Ruth Mikre, who will be receiving her MA in Global Affairs in May 2016, traveled to Havana, Cuba for the program's required seminar abroad. Not only did she find the experience valuable for her studies but she also found synergy between her newly gained knowledge of the emerging market of Havana and the interests and mission of her workplace—Transportation Intermediaries Association (TIA), the largest association for third party logistics companies or transportation brokers in North America.
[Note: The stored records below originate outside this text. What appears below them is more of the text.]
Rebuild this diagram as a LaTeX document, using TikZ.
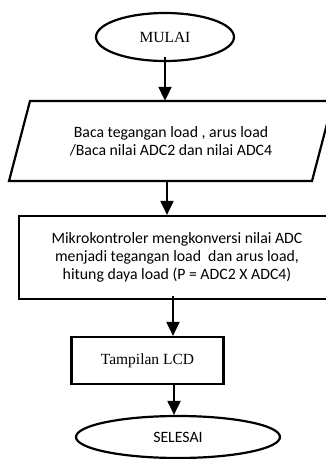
\documentclass[tikz,border=0pt]{standalone}
\usepackage{fontspec}
\setmainfont{Liberation Serif}
\newfontfamily\calibri{Carlito}
\usetikzlibrary{shapes.geometric,arrows.meta}
\tikzset{
  line/.style={line width=2.2pt},
  arr/.style={line width=2pt,-{Triangle[length=14pt,width=13pt]}},
  term/.style={ellipse,draw,line width=2.2pt,inner sep=0pt},
  procbox/.style={rectangle,draw,line width=2.2pt,inner sep=0pt,align=center},
  serif/.style={font=\fontsize{15.5}{18}\selectfont},
  sans/.style={font=\calibri\fontsize{15.8}{18.3}\selectfont},
}
\begin{document}
\begin{tikzpicture}[x=1pt,y=-1pt]
\useasboundingbox (0,0) rectangle (326,459);
\clip (0,0) rectangle (326,459);
% start terminal
\node[term,serif,minimum width=138pt,minimum height=48pt] (mulai) at (165,37) {MULAI};
% input / output parallelogram
\node[serif,minimum height=80pt,inner sep=0pt,align=center] (baca) at (171,141) {};
\draw[line,line join=miter] (30,101) -- (333,101) -- (312,181) -- (9,181) -- cycle;
\node[sans,align=center] (bacatext) at (baca.center) {Baca tegangan load , arus load\\/Baca nilai ADC2 dan nilai ADC4};
% processing block
\node[procbox,sans,minimum width=316pt,minimum height=83pt] (konv) at (177,257.5)
  {Mikrokontroler mengkonversi nilai ADC\\menjadi tegangan load\ \ dan arus load,\\hitung daya load (P = ADC2 X ADC4)};
% display block
\node[procbox,serif,minimum width=152pt,minimum height=47pt] (lcd) at (147.5,360.5) {Tampilan LCD};
% end terminal
\node[term,sans,minimum width=204pt,minimum height=42pt] (selesai) at (178,437) {SELESAI};
% connectors
\coordinate (a1s) at ([yshift=5pt]mulai.south);
\draw[arr] (a1s) -- (a1s |- baca.north);
\coordinate (a2s) at (baca.south -| 167,0);
\draw[arr] (a2s) -- (a2s |- konv.north);
\coordinate (a3s) at ([xshift=-4pt,yshift=4pt]konv.south);
\draw[arr] (a3s) -- (a3s |- lcd.north);
\coordinate (a4s) at (lcd.south -| 174,0);
\draw[arr] (a4s) -- (a4s |- selesai.north);
\end{tikzpicture}
\end{document}
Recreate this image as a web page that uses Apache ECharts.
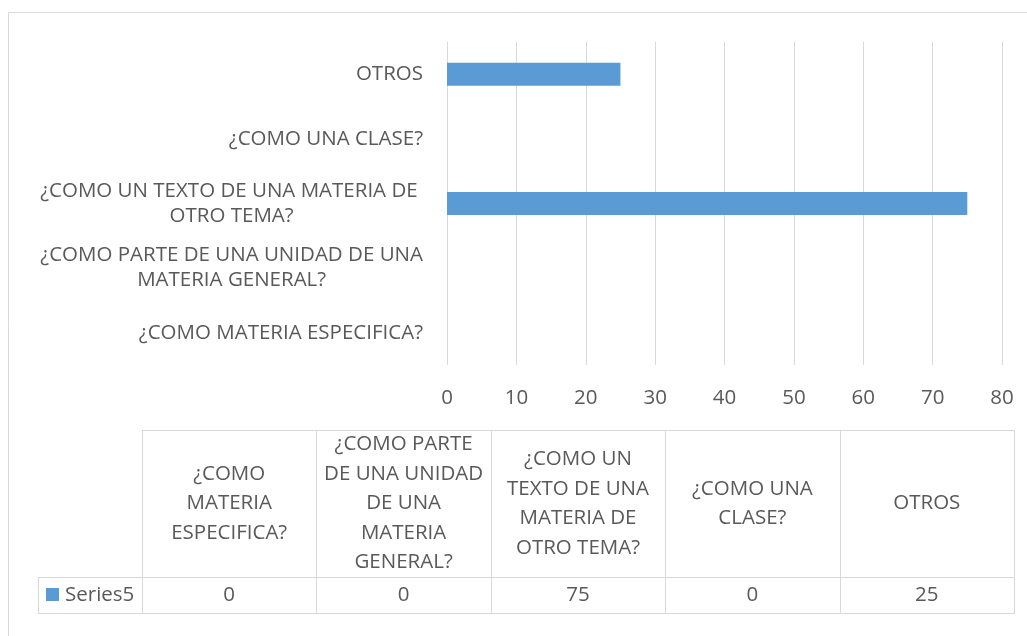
<!DOCTYPE html>
<html>
<head>
<meta charset="utf-8">
<script src="https://cdn.jsdelivr.net/npm/echarts@6/dist/echarts.min.js"></script>
<style>
  html, body { margin: 0; padding: 0; background: #fff; }
  #chart { width: 1027px; height: 636px; }
</style>
</head>
<body>
<div id="chart"></div>
<script>
// categories, bottom to top (same order as the data table)
const categories = [
  '¿COMO MATERIA ESPECIFICA?',
  '¿COMO PARTE DE UNA UNIDAD DE UNA MATERIA GENERAL?',
  '¿COMO UN TEXTO DE UNA MATERIA DE OTRO TEMA?',
  '¿COMO UNA CLASE?',
  'OTROS'
]
// how the axis wraps them
const axisLabels = [
  '¿COMO MATERIA ESPECIFICA?',
  '¿COMO PARTE DE UNA UNIDAD DE UNA\nMATERIA GENERAL?',
  '¿COMO UN TEXTO DE UNA MATERIA DE \nOTRO TEMA?',
  '¿COMO UNA CLASE?',
  'OTROS'
]
// how the table header wraps them
const tableHeaders = [
  '¿COMO\nMATERIA\nESPECIFICA?',
  '¿COMO PARTE\nDE UNA UNIDAD\nDE UNA\nMATERIA\nGENERAL?',
  '¿COMO UN\nTEXTO DE UNA\nMATERIA DE\nOTRO TEMA?',
  '¿COMO UNA\nCLASE?',
  'OTROS'
]
const seriesName = 'Series5'
const values = [0, 0, 75, 0, 25]
const xTicks = { min: 0, max: 80, interval: 10 }

const FONT = 'Open Sans'
const FS = 20.5
const TEXT = '#595959'
const LINE = '#d9d9d9'
const BAR = '#5b9bd5'

const chart = echarts.init(document.getElementById('chart'))

// data table geometry
const tbl = { left: 38, colLeft: 142, right: 1014, top: 430, mid: 577, bottom: 613 }
const colW = (tbl.right - tbl.colLeft) / categories.length

const graphics = []
// outer chart border
graphics.push({
  type: 'rect', shape: { x: 8.5, y: 12.5, width: 1040, height: 660 },
  style: { fill: 'none', stroke: LINE, lineWidth: 1 }, silent: true
})
const hline = (x1, x2, y) => graphics.push({
  type: 'line', shape: { x1, y1: y + 0.5, x2, y2: y + 0.5 },
  style: { stroke: LINE, lineWidth: 1 }, silent: true
})
const vline = (x, y1, y2) => graphics.push({
  type: 'line', shape: { x1: x + 0.5, y1, x2: x + 0.5, y2 },
  style: { stroke: LINE, lineWidth: 1 }, silent: true
})
hline(tbl.colLeft, tbl.right, tbl.top)
hline(tbl.left, tbl.right, tbl.mid)
hline(tbl.left, tbl.right, tbl.bottom)
vline(tbl.left, tbl.mid, tbl.bottom + 1)
for (let i = 0; i <= categories.length; i++) {
  vline(Math.round(tbl.colLeft + i * colW), tbl.top, tbl.bottom + 1)
}
tableHeaders.forEach((h, i) => {
  graphics.push({
    type: 'text', silent: true,
    x: tbl.colLeft + (i + 0.5) * colW, y: (tbl.top + tbl.mid) / 2,
    style: { text: h, align: 'center', verticalAlign: 'middle', fill: TEXT,
      font: FS + 'px "' + FONT + '"', lineHeight: 29.5 }
  })
})
values.forEach((v, i) => {
  graphics.push({
    type: 'text', silent: true,
    x: tbl.colLeft + (i + 0.5) * colW, y: (tbl.mid + tbl.bottom) / 2,
    style: { text: String(v), align: 'center', verticalAlign: 'middle', fill: TEXT,
      font: FS + 'px "' + FONT + '"' }
  })
})
// legend key in the table
graphics.push({
  type: 'rect', silent: true, shape: { x: 46, y: 588, width: 13, height: 13 },
  style: { fill: BAR }
})
graphics.push({
  type: 'text', silent: true, x: 65, y: (tbl.mid + tbl.bottom) / 2,
  style: { text: seriesName, align: 'left', verticalAlign: 'middle', fill: TEXT,
    font: FS + 'px "' + FONT + '"' }
})

chart.setOption({
  animation: false,
  textStyle: { fontFamily: FONT },
  grid: { left: 447, right: 25, top: 42, bottom: 271, containLabel: false },
  xAxis: {
    type: 'value',
    min: xTicks.min, max: xTicks.max, interval: xTicks.interval,
    axisLine: { show: false },
    axisTick: { show: false },
    axisLabel: { color: TEXT, fontSize: FS, margin: 23 },
    splitLine: { show: true, lineStyle: { color: LINE, width: 1 } }
  },
  yAxis: {
    type: 'category',
    data: categories,
    axisLine: { show: false },
    axisTick: { show: false },
    axisLabel: {
      color: TEXT, fontSize: FS, margin: 24, lineHeight: 25,
      formatter: (v, i) => axisLabels[i].split('\n').map(l => '{c|' + l + '}').join('\n'),
      rich: { c: { align: 'center', color: TEXT, fontSize: FS, lineHeight: 25, fontFamily: FONT } }
    }
  },
  series: [{
    name: seriesName,
    type: 'bar',
    data: values,
    barWidth: 23,
    itemStyle: { color: BAR }
  }],
  graphic: graphics
})
</script>
</body>
</html>
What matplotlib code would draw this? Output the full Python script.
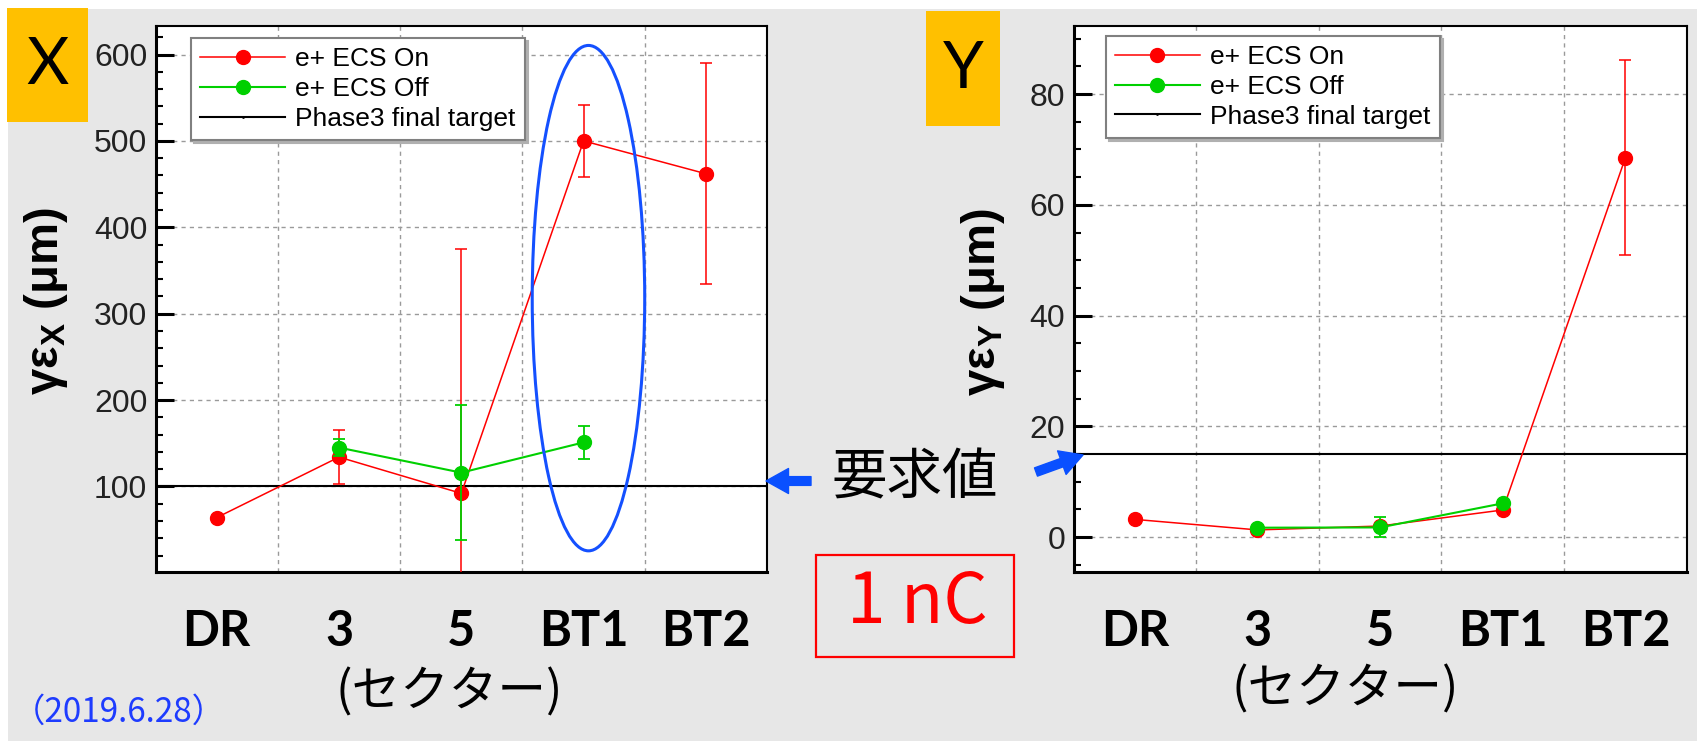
import numpy as np
import matplotlib.pyplot as plt
from matplotlib.patches import Ellipse, Rectangle
from matplotlib.ticker import MultipleLocator

sectors = ['DR', '3', '5', 'BT1', 'BT2']

# horizontal emittance gamma*eps_x (um)
ex_on = [64, 134, 92, 500, 462]
ex_on_err = [0, 31, 283, 42, 128]
ex_off = [np.nan, 145, 116, 151, np.nan]
ex_off_err = [0, 10, 78, 19, 0]
ex_target = 100

# vertical emittance gamma*eps_y (um)
ey_on = [3.2, 1.3, 2.0, 4.9, 68.5]
ey_on_err = [0, 0, 0, 0, 17.6]
ey_off = [np.nan, 1.7, 1.75, 6.1, np.nan]
ey_off_err = [0, 0, 1.8, 0, 0]
ey_target = 15

W, H = 1697, 741
RED = '#ff0000'
GREEN = '#00d000'
BLUE = '#1450ff'

plt.rcParams['font.family'] = ['Liberation Sans', 'DejaVu Sans']
fig = plt.figure(figsize=(W / 100, H / 100), dpi=100, facecolor='white')
fig.add_artist(Rectangle((8 / W, 0), 1, 1 - 9 / H, transform=fig.transFigure,
                         facecolor='#e7e7e7', edgecolor='none', zorder=-10))


def px_rect(x0, y0, x1, y1):
    return [x0 / W, 1 - y1 / H, (x1 - x0) / W, (y1 - y0) / H]


def panel(rect, on, on_err, off, off_err, target, ylim, major, minor, leg_anchor):
    ax = fig.add_axes(rect)
    ax.set_facecolor('white')
    xs = np.arange(len(sectors))
    ax.errorbar(xs, on, yerr=on_err, fmt='none', ecolor=RED, elinewidth=1.1,
                capsize=4, capthick=1.1, zorder=3)
    ax.plot(xs, on, '-o', color=RED, lw=1.1, ms=10, label='e+ ECS On', zorder=3)
    ax.errorbar(xs, off, yerr=off_err, fmt='none', ecolor=GREEN, elinewidth=1.3,
                capsize=4, capthick=1.3, zorder=4)
    ax.plot(xs, off, '-o', color=GREEN, lw=1.5, ms=10, label='e+ ECS Off', zorder=4)
    ax.axhline(target, color='black', lw=1.5, marker='.', ms=2,
               label='Phase3 final target', zorder=2)

    ax.set_xlim(-0.5, 4.5)
    ax.set_ylim(*ylim)
    ax.yaxis.set_major_locator(MultipleLocator(major))
    ax.yaxis.set_minor_locator(MultipleLocator(minor))
    ax.set_xticks(xs, sectors)
    ax.set_xticks(xs[:-1] + 0.5, minor=True)
    ax.grid(axis='y', which='major', color='#9a9a9a', ls=(0, (3, 3)), lw=1)
    ax.grid(axis='x', which='minor', color='#9a9a9a', ls=(0, (3, 3)), lw=1)
    ax.tick_params(axis='x', which='both', length=0, pad=27)
    ax.tick_params(axis='y', which='major', direction='in', length=13, width=2.2,
                   labelsize=23, labelcolor='#222222', pad=6)
    ax.tick_params(axis='y', which='minor', direction='in', length=5, width=1.5)
    for lbl in ax.get_xticklabels():
        lbl.set_fontfamily('Lato')
        lbl.set_fontweight('bold')
        lbl.set_fontsize(35)
    for side in ['left', 'bottom']:
        ax.spines[side].set_linewidth(2.2)
    for side in ['top', 'right']:
        ax.spines[side].set_linewidth(1.5)

    leg = ax.legend(loc='upper left', bbox_to_anchor=leg_anchor, borderaxespad=0,
                    fontsize=19, handlelength=3.2, labelspacing=0.22, borderpad=0.35,
                    handletextpad=0.4, fancybox=False, framealpha=1,
                    edgecolor='#808080', shadow={'color': '#b0b0b0', 'alpha': 1})
    leg.get_frame().set_linewidth(1.5)
    return ax


axl = panel(px_rect(155.6, 26, 767, 572), ex_on, ex_on_err, ex_off, ex_off_err,
            ex_target, (1, 633), 100, 20, (0.058, 0.978))
axr = panel(px_rect(1073.5, 26, 1686.7, 572), ey_on, ey_on_err, ey_off, ey_off_err,
            ey_target, (-6.3, 92.3), 20, 5, (0.053, 0.982))

# highlight around BT1 in the X panel
axl.add_patch(Ellipse((3.04, 318), 0.92, 585, fill=False, edgecolor=BLUE, lw=2.2, zorder=6))

# y labels
bold = dict(fontsize=34, fontweight='bold', rotation=90, ha='center', va='center')
fig.text(46 / W, 1 - 301 / H, r'γε$_\mathregular{X}$ (μm)', **bold)
fig.text(983 / W, 1 - 302 / H, r'γε$_\mathregular{Y}$ (μm)', **bold)

# x labels
cjk = ['Noto Sans CJK JP', 'DejaVu Sans']
fig.text(449 / W, 1 - 693 / H, '(セクター)', fontsize=35, family=cjk, ha='center', va='center')
fig.text(1345 / W, 1 - 690 / H, '(セクター)', fontsize=35, family=cjk, ha='center', va='center')

# X / Y badges
for (x0, y0, x1, y1), letter in [((7, 8, 88, 122), 'X'), ((926, 11, 1000, 126), 'Y')]:
    fig.add_artist(Rectangle((x0 / W, 1 - y1 / H), (x1 - x0) / W, (y1 - y0) / H,
                             transform=fig.transFigure, facecolor='#ffc000',
                             edgecolor='none'))
    fig.text((x0 + x1) / 2 / W, 1 - ((y0 + y1) / 2 + 1) / H, letter, fontsize=47,
             family='Lato', ha='center', va='center')

# requirement label and arrows
fig.text(915 / W, 1 - 479 / H, '要求値', fontsize=40, family=cjk, ha='center', va='center')
arrow = dict(arrowstyle='simple,head_length=0.9,head_width=1.0,tail_width=0.35',
             color='#0a50ff', shrinkA=0, shrinkB=0, mutation_scale=18)
fig.add_artist(plt.Annotation('', xy=(766, H - 481), xytext=(811, H - 481),
                              xycoords='figure pixels', arrowprops=arrow))
fig.add_artist(plt.Annotation('', xy=(1083, H - 455), xytext=(1036, H - 472),
                              xycoords='figure pixels', arrowprops=arrow))

# 1 nC box
fig.add_artist(Rectangle((816 / W, 1 - 657 / H), 198 / W, 102 / H,
                         transform=fig.transFigure, facecolor='none',
                         edgecolor='#ff0000', lw=1.6))
fig.text(917.5 / W, 1 - 603 / H, '1 nC', fontsize=50, family=cjk, color='#ff0000',
         ha='center', va='center')

# date
fig.text(12 / W, 1 - 712 / H, '（2019.6.28）', fontsize=24, family=cjk, color='#1e3cff',
         ha='left', va='center')

fig.savefig('out.png', dpi=100, facecolor='white')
In order to prepare for leading the first Logistics Delegation to Cuba, of almost 20 people, TIA asked Ruth to speak to the organization to help prepare for the trip. The primary focus of the visit was examine the current state Cuban port infrastructure and industry as well as port regulations. The delegation planned to visit ports and manufacturing sites, as well as meet with economists and leaders in Cuban foreign trade and investment.
My colleagues requested that I present my experiences traveling to Havana and offer any tips for them to optimize their 5 days in the city. I focused my travel tips on preemptive preparation and realistic expectations within Cuba’s system of ration. I also summarized our academic focuses of foreign direct investment in the context of evolving normalization efforts between Cuba and the US.
The most common question from my colleagues was: “How were the people and what do Cubans think of Americans?” I explained that the people of Havana exuded a unique pride strengthened by their struggle, and nationalism also reaffirmed by their stamina. And although I may have been different or an outsider, the high levels of racial and ethnic diversity afforded me a certain level of comfort I often go without in parts of Virginia. Furthermore, the students and professors we met with candidly described that Cuban sentiment towards Americans is positive and that the main point of contention is toward the American government and the implementation of the blockade.